1 Ordres, villes, corporations, métiers : les privilèges sont la loi ordinaire de l’Ancien Régime. Le 4 août 1789, l’Assemblée nationale, au nom de l’égalité de tous les Français, vote l’abolition des privilèges, au premier rang desquels les droits féodaux.
2 Mouvement de départ vers l’étranger qui, à partir du 14 juillet 1789, entraîne les nobles. Les premiers à partir sont le comte d’Artois, frère du roi et les Condés, ses cousins. Le chiffre global des émigrés serait de l’ordre du million.
3 Mouvement de panique qui se développe dans les campagnes durant l’été 1789. En réaction à des rumeurs de bandes de brigands qui ravageraient le pays au profit des aristocrates, les paysans s’arment et pillent les châteaux.

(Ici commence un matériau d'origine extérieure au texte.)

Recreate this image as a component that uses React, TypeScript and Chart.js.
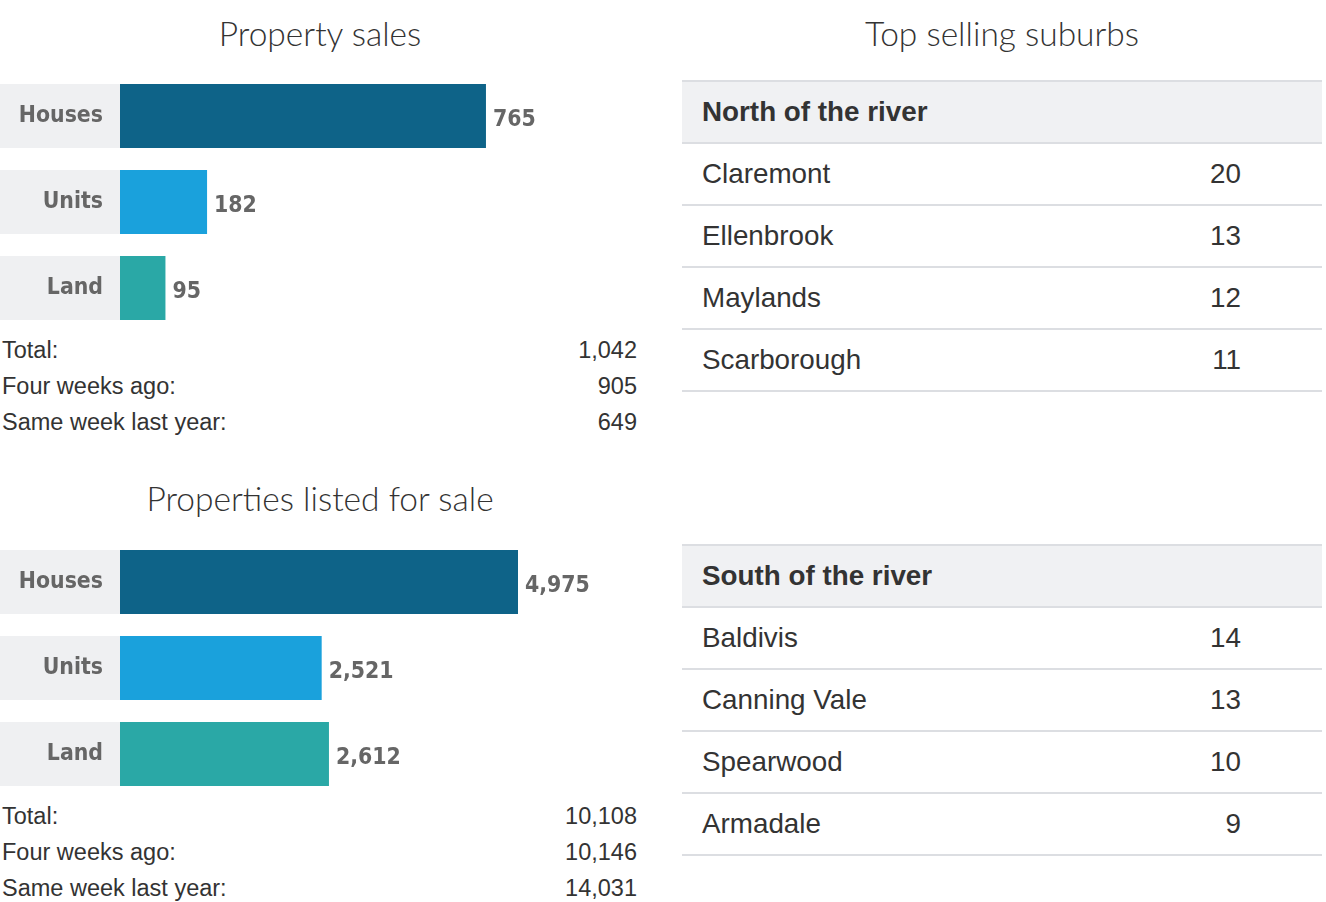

4 Sanction infligée par le seigneur.
5 Dettes.
6 Renoncement ou privation volontaire.
7 Offrir de bonne grâce ce que le peuple allait prendre de force.
8 Pour la cause.
9 Proposition faite dans une assemblée délibérante par un de ses membres.
10 Féod. Droit pour le seigneur de disposer des biens laissés par son vassal à sa mort.
11 Petit poème de quatre vers.
12 Qui a rapport à l’argent.
13 Le Te Deum est une hymne chrétienne, titre abrégé de l’expression latine Te Deum laudamus (Dieu, nous te louons).